I'm curious why these words contribute nothing to the "Female" score, though. It's certainly non-standard to do that when you construct a linear classifier. Either the web page is doing things wrong or the original research uses a technique I'm not familiar with. I only scanned it, after all.

Posted by Spaceman (Member # 9240) on :

I can only say that I think the algorithm is meaningless for fiction. I use the words that I need to use when I write story. For a female POV character, I tend to use a lot of instances of the word 'she,' thus a skewing toward the female side.

I did not try the option of non-fiction or blog entry. The algorithm might be more successful there, but I'm not interested enough to try it.

Posted by Christine (Member # 1646) on :

I've done this before...I did it today with my WIP and it came out female...but not extremely so. I've had it guess wrong in the past.

I do think that there is a quality that makes writing seem more feminine or masculine but I think it is a subjective quality that a computer can't track. Why is "the" masculine? Why is "was" feminine?

I find it marginally useful to be able to write in a masculine style when I am writing from a man's POV in a story or novel. But I would rather have peer reviewers tell me if my character and voice are realistic rather than a computer style analyzer. It's fun but useless.

Posted by wbriggs (Member # 2267) on :

I thought maybe it would show what POV I was writing in, but it doesn't do that well, either.

I think this sort of thing is fascinating when it actually works.

Posted by trousercuit (Member # 3235) on :

Well, you would, Mister AI Researcher Person.

I do for similar reasons, of course...

quote:
Why is "the" masculine? Why is "was" feminine?

If you remove the negative connotations, that's the most interesting thing about their findings. Why indeed? Why would men usually use "the" more than women? Remember, they didn't pull it out of their bums, they found this from existing documents.

The only thing we can definitively say is that there's a statistical correlation. And you're missing a subtle point that everyone else seems to be missing, too: it's the relatively high frequencies of these words that indicate gender. Notice the weighted sum it computes. (You may not be missing this point, but assuming you're not, if you're going to criticize something you ought to represent it honestly.)
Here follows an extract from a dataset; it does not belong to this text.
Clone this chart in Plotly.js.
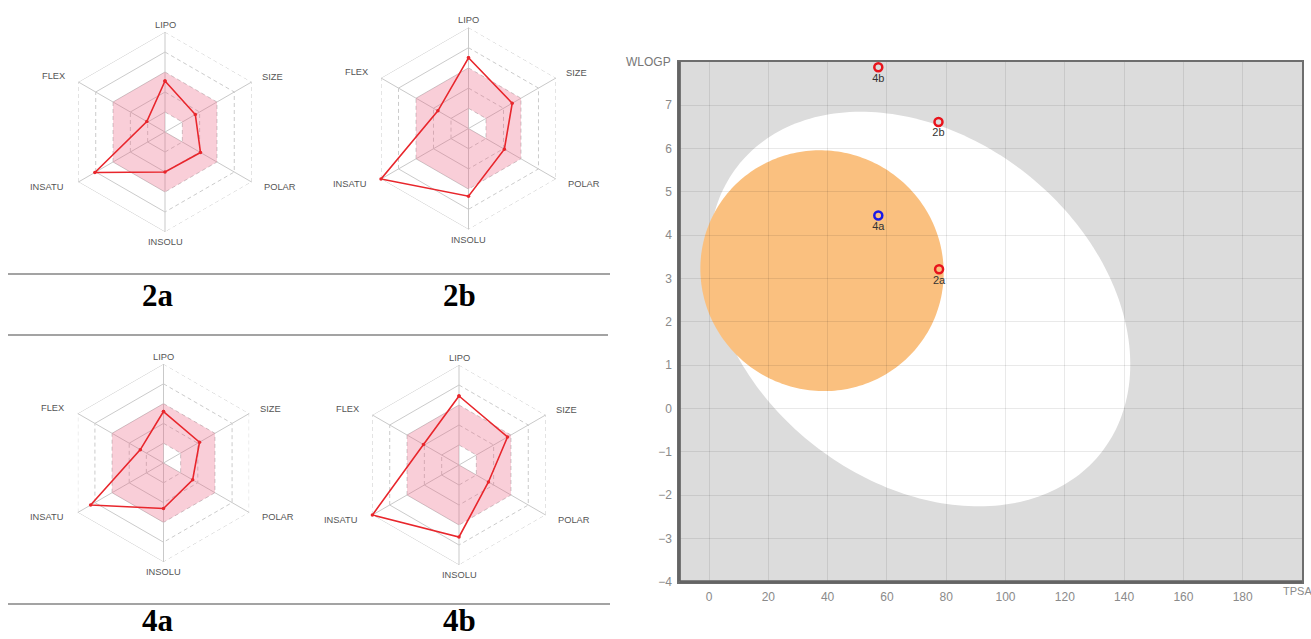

Like I said, machine learning algorithms are pretty dumb, and seriously lack context.

However, think about how you determine the gender of a writer. There are certain trigger words, phrases, and ideas, general tone, subject, and whatnot. That's your conscious mind. Who's to say your unconscious one isn't doing something similar to the machine learning algorithm to bias or bootstrap your conscious processes?

[This message has been edited by trousercuit (edited December 29, 2006).]

Posted by trousercuit (Member # 3235) on :

quote:
I use the words that I need to use when I write story.

Right. And next you'll claim that only very specific words are suitable to communicate your ideas, and that anyone trying to communicate these same ideas, male or female, would use exactly these same words to do it, and in the same proportions?

Preposterous, sir! Meet me at the flagpole with your best sword! I'll bring a revolver...

[This message has been edited by trousercuit (edited December 29, 2006).]

Posted by luapc (Member # 2878) on :

The only thing this does is try to pigeonhole authors by their style of writing, and associate it with gender, and I just don't think it works. Any good author can make convincing characters of either gender, and completely fool their readers. Through out literary history, there's always been authors who have taken pen names of the opposite gender to get their work more accepted. If female authors really wrote feminine, and males masculine, there's no way any author could pull this off, but it's done all the time.

It's interesting, and very scientific, and I'm all for using statistics, I just don't think it can be done with good fiction authors in this manner. There's just some human things that don't fit very well into statistics, and I think this is one of them.

Another thing to consider is that there are many ways to measure and use statistics. How often have you heard people argue that data was incorrectly analyzed from some report? There's always ways to twist data and make it come out the way you want.

Posted by trousercuit (Member # 3235) on :

By the way, I'd like to apologize in advance on behalf of the universe itself to everyone who gets rubbed the wrong way by research that indicates innate differences between male and female mental wiring.

Posted by trousercuit (Member # 3235) on :

I love how we all argue against 80% classification accuracy on unseen documents. Okay, we don't all do that. Some of us do. Or we forget.

"I don't think it works!" "I think it's meaningless!" The first criticism is demonstrably false, and the second lacks a good, solid definition of "meaningless."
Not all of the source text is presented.